Born John Smith Hurt in Teoc, Carroll County, Mississippi and raised in Avalon, Mississippi, Hurt learned to play guitar at age 9. He spent much of his youth playing old time music for friends and dances, earning a living as a farm hand into the 1920s. In 1923 he partnered with the fiddle player Willie Narmour as a substitute for his regular partner Shell Smith. When Narmour got a chance to record for Okeh Records as a prize for winning first place in a 1928 fiddle contest, Narmour recommended John Hurt to Okeh Records producer Tommy Rockwell. After auditioning "Monday Morning Blues" at his home, he took part in two recording sessions, in Memphis and New York City. The "Mississippi" tag was added by Okeh as a sales gimmick. After the commercial failure of the resulting records, and Okeh Records going out of business during the Great Depression, Hurt returned to Avalon and obscurity, working as a sharecropper and playing local parties and dances.

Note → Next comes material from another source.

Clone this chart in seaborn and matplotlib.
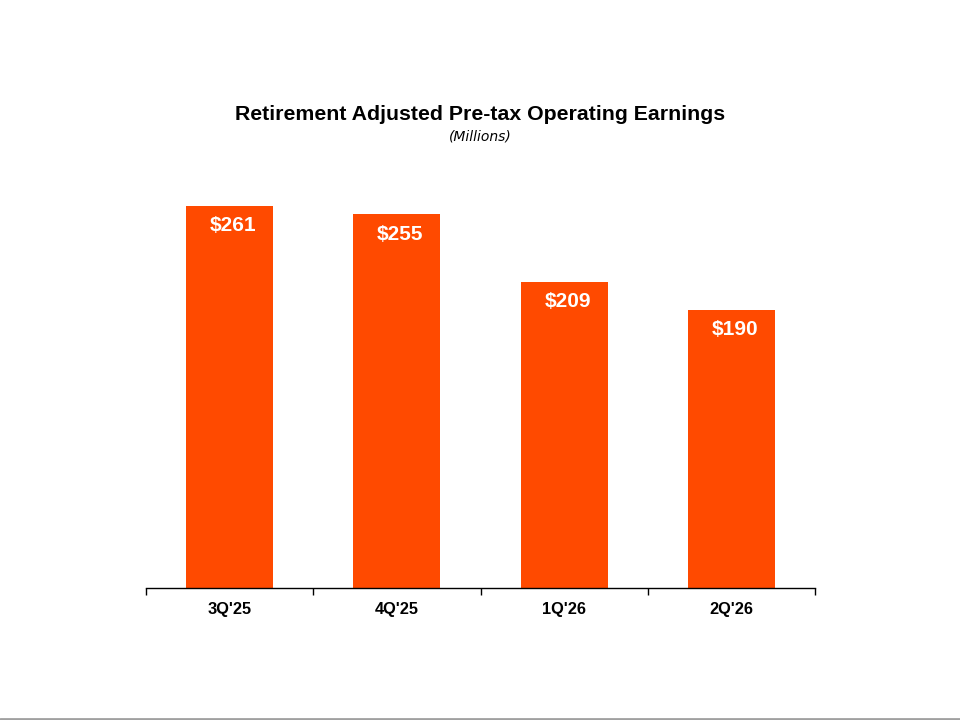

In 1963, however, a folk musicologist, Tom Hoskins, inspired by the recordings, was able to locate Hurt near Avalon, Mississippi. Seeing that Hurt's guitar playing skills were still intact, Hoskins encouraged him to move to Washington, D.C., and begin performing on a wider stage. His performance at the 1964 Newport Folk Festival saw his star rise amongst the new folk revival audience. Before his death he played extensively in colleges, concert halls, coffee houses and also on the Tonight Show with Johnny Carson, as well as recording three further albums for Vanguard Records. The numbers his devotees particularly liked were the ragtime songs "Salty Dog" and "Candy Man", and the blues ballads "Spike Driver Blues" (a variant of "John Henry") and "Frankie".

Hurt's influence spanned several music genres including blues, country, bluegrass, folk and contemporary rock and roll. A soft-spoken man, his nature was reflected in the work, which remained a mellow mix of country, blues and old time music to the end.

Hurt died in November 1966 from a heart attack in Grenada, Mississippi.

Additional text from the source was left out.